Good morning.
Tuesday in Whitewater will be sunny with a high of 97. Sunrise is 5:16 AM and sunset 8:37 PM for 15h 20m 21s of daytime. The moon is a waning crescent with 46.5% of its visible disk illuminated.
The Whitewater School District’s Policy Review Committee meets at 9 AM, and the Whitewater Common Council at 6:30 PM.
On this day in 1942, a Japanese submarine surfaces near the Columbia River in Oregon, firing 17 shells at Fort Stevens in one of only a handful of attacks by Japan against the United States mainland.
In Madison, parents are removing students from St. Maria Goretti, a prekindergarten through eighth-grade school, over changes in curriculum. Although the departures are over changes in Catholic teaching, the enrollment declines show the willingness of parents (whether religious or secular) to leave a program they don’t like. Where fifty years ago one might have expected parents to endure changes they didn’t abide by, that’s not true now. In either Catholic or public schools, families will walk if they don’t like what’s happening and they can find an alternative.
Chris Ricket reports that for St. Maria Goretti
Exact figures are hard to come by, but enrollment for the 2022-23 year is projected to be between 100 and 120, down from more than 400 during the 2020-21 year and about 330 at the beginning of 2021-22, according to parish or former parish members. [Principal Bob] Schell said enrollment last school year was about 300 but declined to speculate about what it would be next year, saying “much can happen during the summer months.”
The school had 40 staffers most recently, Schell said, and next year there were will be somewhere around 14, to align with reduced enrollment.

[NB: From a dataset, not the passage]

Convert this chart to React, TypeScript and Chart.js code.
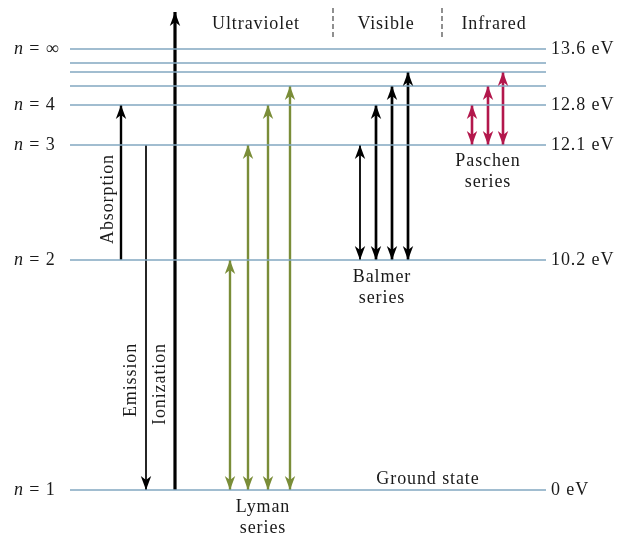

The pandemic pushed some Whitewater families and students to become more vocal (on both sides of the debate about masks), but parents, generally, were becoming more assertive long before the pandemic.
Madison has many alternatives, but also in Whitewater, parents (especially those living on the edges of the district) have choices elsewhere for their children. Open enrollment for public school students is a good policy, as it gives families some choices they would not otherwise have if bound only to their home community’s schools. That good policy means that public schools have to try harder to retain students.
One would prefer to retain as many students as possible, but retaining students because those families have no choices for their children harms both families and the schools from which they cannot leave.
Trapped in a bad arrangement is bad educational policy.
See also The Power and Value of Open Enrollment.
“Trapped in a bad arrangement is bad educational policy.” Very well stated.
I find the statistics in the link shared to be interesting for how it is presented and the amount of data captured. I look forward to seeing if a trend emerges when 2022-23 information is available. Particularly for home-based enrollment trends.
Thank you for these statistics. The number of home-based students (now) is significant, and I, too, would be curious about possible trends. There should always be a home-based option. All these choices, if available, individually benefit students and collectively advance education: public institutional, private institutional, public virtual, private virtual, and home-based instruction.